The developers had been working in the development environment with similar data volumes on a system that was a mirror of production, and yet the performance on the production machine was very poor and was getting worse by the day. They called us in to help them find out what was wrong.

Of course, one of the first things that I asked about was the gathering of database statistics. Stale statistics can cause very poor Oracle query performance and the fact that the performance was getting worse daily was a pretty good indication of bad statistics.

I asked the DBA whether statistics were up to date and he assured me that they were. He said that he ran a job daily to collect statistics and that he had confirmed that it was running.

With that assurance, I went about seeking other causes for the problems. I checked the SGA size, index usage, and other factors that can lead to poor Oracle Database Performance.

After some time, I decided to check the stats myself because things just were not adding up. I found by looking in the Oracle Data Dictionary that on one of the key tables, the statistics had never been taken!

With this information, I asked the DBA again to confirm that stats were being collected. He confirmed that they were and even showed me the log file of the job that runs each night to collect statistics. This was before Oracle had the dba_stats package and he was using the Analyze command to collect statistics.

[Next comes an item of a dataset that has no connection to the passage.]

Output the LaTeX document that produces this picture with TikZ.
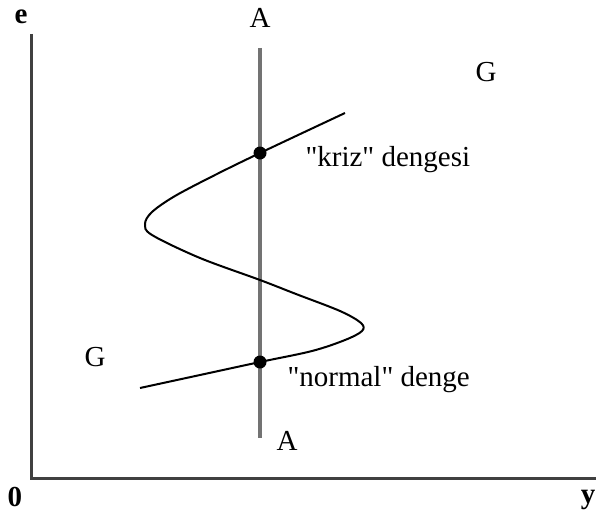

He was correct, there was an Analyze command that was running every night. However, the command that he was running included the ‘validate structure’ option. When this option is used, the Analyze command does just that, it validates the structure of the object, but does not collect optimizer statistics.

We removed the ‘validate structure’ option, reran the job to gather statistics, and the system performance returned to the expected level.

So the DBA answered in good faith that the stats were being collected because he thought they were. But they were not because he was using the wrong command.

This story illustrates the importance when doing a database performance review, or a database security audit, that even though you trust the persons responsible for the system, you must verify the results yourself.